I have some question about this example:
Use the definition of limit to prove that:
$$\lim_{x\to-1} (x^2-2x-1) = 2$$
Proof: $\vert(x^2-2x-1) - 2\vert$ = $\vert x^2-2x-3 \vert$ = $\vert x-3 \vert$$\vert x+1 \vert$ $\lt$ $3\vert x+1 \vert$ whenever $\vert x-(-1) \vert \lt$ $1$ note that $\vert x-(-1) \vert = \vert x+1 \vert \lt 1$ then $0 \lt x \lt 2 $ and $ -3 \lt x-3 \lt -1$ then $\vert x-3 \vert \lt 3$ let $\epsilon \gt 0 $ be arbitrary and $\delta = \min(1,\epsilon/3)$. Then $\vert (x^2 - 2x -1) - 2 \vert \lt 3 \vert x+1 \vert \lt 3 * (\epsilon/3) = \epsilon$ whenever $0 \lt \vert x - (-1) \vert \lt \delta $
My question is that where do he get $3 \vert x+1 \vert$ and where he get $\delta = \min (1,\epsilon/3) $.

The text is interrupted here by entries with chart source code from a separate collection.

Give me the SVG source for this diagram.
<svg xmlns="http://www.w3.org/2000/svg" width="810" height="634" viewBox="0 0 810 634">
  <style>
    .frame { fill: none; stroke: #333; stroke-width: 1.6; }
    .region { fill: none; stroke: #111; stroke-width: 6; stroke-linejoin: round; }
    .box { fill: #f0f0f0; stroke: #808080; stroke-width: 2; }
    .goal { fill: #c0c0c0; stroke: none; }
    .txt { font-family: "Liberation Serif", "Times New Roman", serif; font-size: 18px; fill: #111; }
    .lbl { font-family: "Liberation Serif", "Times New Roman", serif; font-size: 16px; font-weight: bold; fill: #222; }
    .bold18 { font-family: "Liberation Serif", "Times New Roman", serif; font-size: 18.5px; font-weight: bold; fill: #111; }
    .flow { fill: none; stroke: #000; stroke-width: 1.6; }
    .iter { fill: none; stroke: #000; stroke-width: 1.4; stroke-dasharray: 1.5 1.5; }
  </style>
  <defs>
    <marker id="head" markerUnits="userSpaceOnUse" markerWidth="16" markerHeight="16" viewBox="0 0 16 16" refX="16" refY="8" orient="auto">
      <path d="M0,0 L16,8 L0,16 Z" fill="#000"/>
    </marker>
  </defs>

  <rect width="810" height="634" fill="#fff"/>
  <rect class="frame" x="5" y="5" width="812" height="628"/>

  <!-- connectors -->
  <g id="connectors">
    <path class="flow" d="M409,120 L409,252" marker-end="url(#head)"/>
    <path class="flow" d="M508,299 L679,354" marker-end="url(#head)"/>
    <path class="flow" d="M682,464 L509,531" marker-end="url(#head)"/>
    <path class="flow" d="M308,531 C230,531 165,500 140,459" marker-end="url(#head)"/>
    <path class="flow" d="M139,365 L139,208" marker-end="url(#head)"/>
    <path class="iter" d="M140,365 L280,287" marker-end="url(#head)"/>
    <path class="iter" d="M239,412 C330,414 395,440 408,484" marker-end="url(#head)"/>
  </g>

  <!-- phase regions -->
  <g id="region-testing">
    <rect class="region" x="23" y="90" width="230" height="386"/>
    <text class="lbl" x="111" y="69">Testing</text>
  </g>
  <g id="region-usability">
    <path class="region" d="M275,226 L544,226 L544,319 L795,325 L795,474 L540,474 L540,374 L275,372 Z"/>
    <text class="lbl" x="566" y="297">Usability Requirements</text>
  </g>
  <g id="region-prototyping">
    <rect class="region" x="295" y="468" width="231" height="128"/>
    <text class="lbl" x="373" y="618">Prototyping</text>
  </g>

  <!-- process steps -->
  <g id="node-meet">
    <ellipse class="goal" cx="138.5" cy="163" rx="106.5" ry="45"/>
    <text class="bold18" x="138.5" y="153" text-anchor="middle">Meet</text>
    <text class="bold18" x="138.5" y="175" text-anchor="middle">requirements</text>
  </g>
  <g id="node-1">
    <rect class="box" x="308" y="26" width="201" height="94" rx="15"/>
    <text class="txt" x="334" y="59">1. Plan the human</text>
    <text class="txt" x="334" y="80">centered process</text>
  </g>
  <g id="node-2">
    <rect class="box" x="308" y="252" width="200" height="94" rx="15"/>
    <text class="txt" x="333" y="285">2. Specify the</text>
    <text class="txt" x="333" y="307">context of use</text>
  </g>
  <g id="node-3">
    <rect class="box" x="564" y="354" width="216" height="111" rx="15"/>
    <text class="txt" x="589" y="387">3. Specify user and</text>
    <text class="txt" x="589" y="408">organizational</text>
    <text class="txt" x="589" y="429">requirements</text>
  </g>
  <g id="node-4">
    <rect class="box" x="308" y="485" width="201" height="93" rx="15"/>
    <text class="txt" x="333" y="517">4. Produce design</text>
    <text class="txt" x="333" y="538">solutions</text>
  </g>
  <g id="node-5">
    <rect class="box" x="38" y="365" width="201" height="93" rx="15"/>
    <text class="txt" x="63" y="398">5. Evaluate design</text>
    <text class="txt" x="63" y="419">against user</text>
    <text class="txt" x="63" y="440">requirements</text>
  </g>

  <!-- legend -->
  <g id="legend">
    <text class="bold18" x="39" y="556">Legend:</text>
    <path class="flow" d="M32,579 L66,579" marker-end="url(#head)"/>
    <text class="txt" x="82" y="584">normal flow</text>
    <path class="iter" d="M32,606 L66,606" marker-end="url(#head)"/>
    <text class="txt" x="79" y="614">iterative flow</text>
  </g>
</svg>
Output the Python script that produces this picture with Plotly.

He chooses $\delta = \min(1,\frac{\epsilon}{3})$, because he can arbitrarily choose $0 < |x - (-1)| < \delta$ as $x$ gets closer to $-1$.
The reason behind this is that we want to show that for any $\epsilon$, if the distance of $x$ from $-1$ is set to some small number, then the distance of the function from the limit is smaller than that $\epsilon$.
He shows the work above that $|x - 3| < 3$, so then $|x - 3||x + 1| < 3|x + 1|$. From there he chooses the minimum for $\delta$ so that the expression $3|x + 1|$ reduces to just $\epsilon$. You can do that because you can choose numbers as close to $-1$ as you want for $x$, so there's nothing wrong with setting $\delta$ to $\frac{\epsilon}{3}$ where $0 < |x - (-1)| < \delta$.